Sketches not shown in the 60 minute version: "A Message to Old People" (Digital Short), "What's That B**** Talking About?" "Celebrity Apprentice Promos," "Ed Mahoney's Toast," "Virgania Horsen's Hot Air Balloon Rides," and "Lady Business."
This episode was nominated for Emmys for Outstanding Directing For A Variety, Music or Comedy Program and Outstanding Hairstyling For A Multi-Camera Series or Special.
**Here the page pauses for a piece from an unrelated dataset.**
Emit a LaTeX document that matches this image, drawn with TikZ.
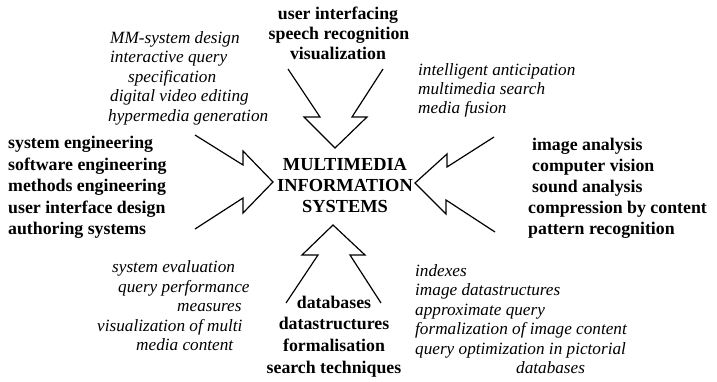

It later won for Outstanding Hairstyling For A Multi-Camera Series or Special.
The media buzz the preceding week concerning various aspects of this particular broadcast led this episode to garner the highest viewership total (7.5 million) in a year.
Sketches cut after dress rehearsal: "HD Ultrasound" (rerun from Seth Rogen/Spoon); a funeral home director (Fred Armisen) fails to come to an agreed price with a family; a slovenly man (Andy Samberg) angers his brother (Will Forte) by sleeping with each girlfriend he's ever had; Virgania Horsen Hot Air Balloons #2 (note: no. 1 aired in the live show), where Hanson (Kristin Wiig) continues to advertise her balloon rides in an awkward fashion; during Weekend Update, John McCain (Darrell Hammond) and wife Cindy (Kristin Wiig) comment on the recent sex scandal; and two guys (Bill Hader, Jason Sudiekis) meet two girls (Tina Fey, Kristin Wiig) during a cruise.
This broadcast aired the day after Don Pardo's 90th birthday. The milestone is celebrated during the goodnights.
Maya Rudolph is omitted from the opening credits. As of the day of the broadcast, she had not confirmed or denied her departure from the show, but it was confirmed two days later.
Maya did, however, pre-record the voice-over for the "Annuale" ad spoof.
With this episode, Carrie Underwood becomes the first American Idol contestant to perform on SNL twice.
Tina Fey is the second cast member from the NBC series 30 Rock to host SNL (after Alec Baldwin).
Tina Fey is third female cast member to return as host (after Julia Louis-Dreyfus and Molly Shannon) and the 24th overall.
Casey Rose Wilson's first episode.
The "I Drink Your Milkshake" sketch references three movies from 2007 that were nominated for Academy Awards, There Will Be Blood, No Country for Old Men, and Juno.